## begin Provided data

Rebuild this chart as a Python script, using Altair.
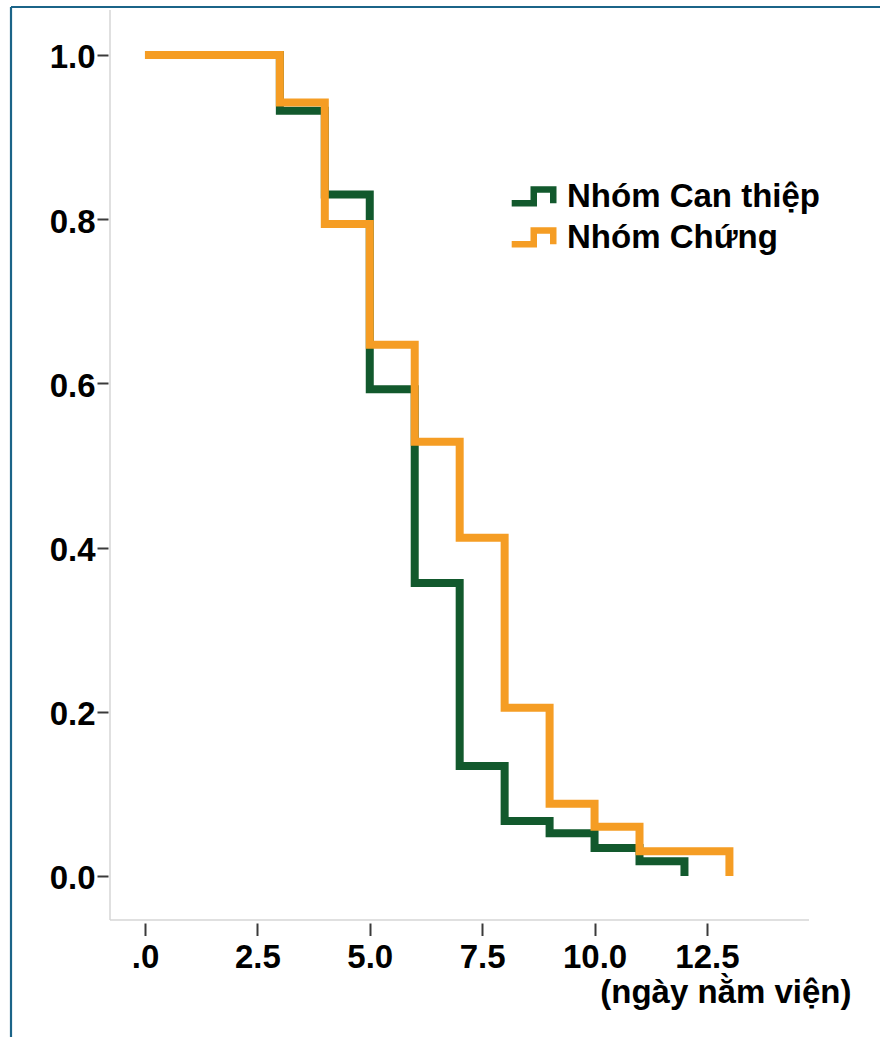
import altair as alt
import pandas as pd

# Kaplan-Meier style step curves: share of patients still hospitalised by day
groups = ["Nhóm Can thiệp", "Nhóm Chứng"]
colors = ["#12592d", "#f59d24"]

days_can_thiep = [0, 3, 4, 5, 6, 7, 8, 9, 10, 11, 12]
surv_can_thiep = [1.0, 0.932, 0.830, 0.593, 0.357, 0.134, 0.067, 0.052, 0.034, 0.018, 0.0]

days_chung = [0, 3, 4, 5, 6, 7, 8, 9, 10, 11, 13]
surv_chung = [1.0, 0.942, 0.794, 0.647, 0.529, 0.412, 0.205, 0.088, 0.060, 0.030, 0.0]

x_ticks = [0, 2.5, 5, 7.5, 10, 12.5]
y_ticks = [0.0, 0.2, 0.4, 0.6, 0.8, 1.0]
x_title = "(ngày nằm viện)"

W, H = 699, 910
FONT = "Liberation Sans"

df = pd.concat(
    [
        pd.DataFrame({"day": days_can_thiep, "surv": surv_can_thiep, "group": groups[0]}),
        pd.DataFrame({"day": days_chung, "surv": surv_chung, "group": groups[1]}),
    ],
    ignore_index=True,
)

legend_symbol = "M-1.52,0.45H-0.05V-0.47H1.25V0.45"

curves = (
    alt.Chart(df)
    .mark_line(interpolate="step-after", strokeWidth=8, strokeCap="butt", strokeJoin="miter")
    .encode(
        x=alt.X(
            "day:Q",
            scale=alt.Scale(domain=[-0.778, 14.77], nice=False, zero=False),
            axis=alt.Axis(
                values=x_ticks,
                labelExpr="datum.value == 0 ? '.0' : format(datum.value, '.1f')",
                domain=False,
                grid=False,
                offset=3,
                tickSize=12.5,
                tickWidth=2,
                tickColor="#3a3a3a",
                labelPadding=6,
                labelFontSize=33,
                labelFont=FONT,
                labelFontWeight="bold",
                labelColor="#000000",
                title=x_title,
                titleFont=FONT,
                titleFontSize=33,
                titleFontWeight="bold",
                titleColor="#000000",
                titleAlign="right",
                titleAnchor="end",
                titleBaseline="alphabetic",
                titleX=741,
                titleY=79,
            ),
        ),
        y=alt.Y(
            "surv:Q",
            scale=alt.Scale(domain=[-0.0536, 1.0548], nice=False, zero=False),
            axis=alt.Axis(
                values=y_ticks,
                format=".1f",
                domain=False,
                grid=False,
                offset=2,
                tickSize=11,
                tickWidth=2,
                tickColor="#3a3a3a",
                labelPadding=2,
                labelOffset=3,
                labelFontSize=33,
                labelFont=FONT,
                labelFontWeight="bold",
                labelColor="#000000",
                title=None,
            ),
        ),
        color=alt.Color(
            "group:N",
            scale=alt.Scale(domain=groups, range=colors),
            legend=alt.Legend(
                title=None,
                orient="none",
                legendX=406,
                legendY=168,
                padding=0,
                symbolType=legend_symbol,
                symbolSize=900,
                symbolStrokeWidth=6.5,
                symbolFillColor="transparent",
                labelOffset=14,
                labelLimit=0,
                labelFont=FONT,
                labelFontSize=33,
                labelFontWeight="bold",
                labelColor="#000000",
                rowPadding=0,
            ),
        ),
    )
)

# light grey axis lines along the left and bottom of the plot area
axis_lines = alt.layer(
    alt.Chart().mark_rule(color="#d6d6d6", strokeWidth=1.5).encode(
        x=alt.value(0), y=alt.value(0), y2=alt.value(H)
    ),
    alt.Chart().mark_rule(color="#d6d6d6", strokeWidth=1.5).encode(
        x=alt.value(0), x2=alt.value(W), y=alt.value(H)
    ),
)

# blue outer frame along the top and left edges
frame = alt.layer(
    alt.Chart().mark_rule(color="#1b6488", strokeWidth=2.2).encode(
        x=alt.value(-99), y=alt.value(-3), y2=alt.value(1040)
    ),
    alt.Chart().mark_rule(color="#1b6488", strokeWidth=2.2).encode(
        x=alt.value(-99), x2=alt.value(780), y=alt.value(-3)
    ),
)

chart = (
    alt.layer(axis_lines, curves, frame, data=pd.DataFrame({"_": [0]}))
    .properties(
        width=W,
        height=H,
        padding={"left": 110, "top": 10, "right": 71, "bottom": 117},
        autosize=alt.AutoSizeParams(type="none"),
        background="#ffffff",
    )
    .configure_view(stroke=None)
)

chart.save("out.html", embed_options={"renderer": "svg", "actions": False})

## end Provided data

- _Your task_
Omit the pictures and reproduce the listing exactly.

- _Answer to the exercise_
Rebuild this chart as a Python script, using Altair.
import altair as alt
import pandas as pd

# Kaplan-Meier style step curves: share of patients still hospitalised by day
groups = ["Nhóm Can thiệp", "Nhóm Chứng"]
colors = ["#12592d", "#f59d24"]

days_can_thiep = [0, 3, 4, 5, 6, 7, 8, 9, 10, 11, 12]
surv_can_thiep = [1.0, 0.932, 0.830, 0.593, 0.357, 0.134, 0.067, 0.052, 0.034, 0.018, 0.0]

days_chung = [0, 3, 4, 5, 6, 7, 8, 9, 10, 11, 13]
surv_chung = [1.0, 0.942, 0.794, 0.647, 0.529, 0.412, 0.205, 0.088, 0.060, 0.030, 0.0]

x_ticks = [0, 2.5, 5, 7.5, 10, 12.5]
y_ticks = [0.0, 0.2, 0.4, 0.6, 0.8, 1.0]
x_title = "(ngày nằm viện)"

W, H = 699, 910
FONT = "Liberation Sans"

df = pd.concat(
    [
        pd.DataFrame({"day": days_can_thiep, "surv": surv_can_thiep, "group": groups[0]}),
        pd.DataFrame({"day": days_chung, "surv": surv_chung, "group": groups[1]}),
    ],
    ignore_index=True,
)

legend_symbol = "M-1.52,0.45H-0.05V-0.47H1.25V0.45"

curves = (
    alt.Chart(df)
    .mark_line(interpolate="step-after", strokeWidth=8, strokeCap="butt", strokeJoin="miter")
    .encode(
        x=alt.X(
            "day:Q",
            scale=alt.Scale(domain=[-0.778, 14.77], nice=False, zero=False),
            axis=alt.Axis(
                values=x_ticks,
                labelExpr="datum.value == 0 ? '.0' : format(datum.value, '.1f')",
                domain=False,
                grid=False,
                offset=3,
                tickSize=12.5,
                tickWidth=2,
                tickColor="#3a3a3a",
                labelPadding=6,
                labelFontSize=33,
                labelFont=FONT,
                labelFontWeight="bold",
                labelColor="#000000",
                title=x_title,
                titleFont=FONT,
                titleFontSize=33,
                titleFontWeight="bold",
                titleColor="#000000",
                titleAlign="right",
                titleAnchor="end",
                titleBaseline="alphabetic",
                titleX=741,
                titleY=79,
            ),
        ),
        y=alt.Y(
            "surv:Q",
            scale=alt.Scale(domain=[-0.0536, 1.0548], nice=False, zero=False),
            axis=alt.Axis(
                values=y_ticks,
                format=".1f",
                domain=False,
                grid=False,
                offset=2,
                tickSize=11,
                tickWidth=2,
                tickColor="#3a3a3a",
                labelPadding=2,
                labelOffset=3,
                labelFontSize=33,
                labelFont=FONT,
                labelFontWeight="bold",
                labelColor="#000000",
                title=None,
            ),
        ),
        color=alt.Color(
            "group:N",
            scale=alt.Scale(domain=groups, range=colors),
            legend=alt.Legend(
                title=None,
                orient="none",
                legendX=406,
                legendY=168,
                padding=0,
                symbolType=legend_symbol,
                symbolSize=900,
                symbolStrokeWidth=6.5,
                symbolFillColor="transparent",
                labelOffset=14,
                labelLimit=0,
                labelFont=FONT,
                labelFontSize=33,
                labelFontWeight="bold",
                labelColor="#000000",
                rowPadding=0,
            ),
        ),
    )
)

# light grey axis lines along the left and bottom of the plot area
axis_lines = alt.layer(
    alt.Chart().mark_rule(color="#d6d6d6", strokeWidth=1.5).encode(
        x=alt.value(0), y=alt.value(0), y2=alt.value(H)
    ),
    alt.Chart().mark_rule(color="#d6d6d6", strokeWidth=1.5).encode(
        x=alt.value(0), x2=alt.value(W), y=alt.value(H)
    ),
)

# blue outer frame along the top and left edges
frame = alt.layer(
    alt.Chart().mark_rule(color="#1b6488", strokeWidth=2.2).encode(
        x=alt.value(-99), y=alt.value(-3), y2=alt.value(1040)
    ),
    alt.Chart().mark_rule(color="#1b6488", strokeWidth=2.2).encode(
        x=alt.value(-99), x2=alt.value(780), y=alt.value(-3)
    ),
)

chart = (
    alt.layer(axis_lines, curves, frame, data=pd.DataFrame({"_": [0]}))
    .properties(
        width=W,
        height=H,
        padding={"left": 110, "top": 10, "right": 71, "bottom": 117},
        autosize=alt.AutoSizeParams(type="none"),
        background="#ffffff",
    )
    .configure_view(stroke=None)
)

chart.save("out.html", embed_options={"renderer": "svg", "actions": False})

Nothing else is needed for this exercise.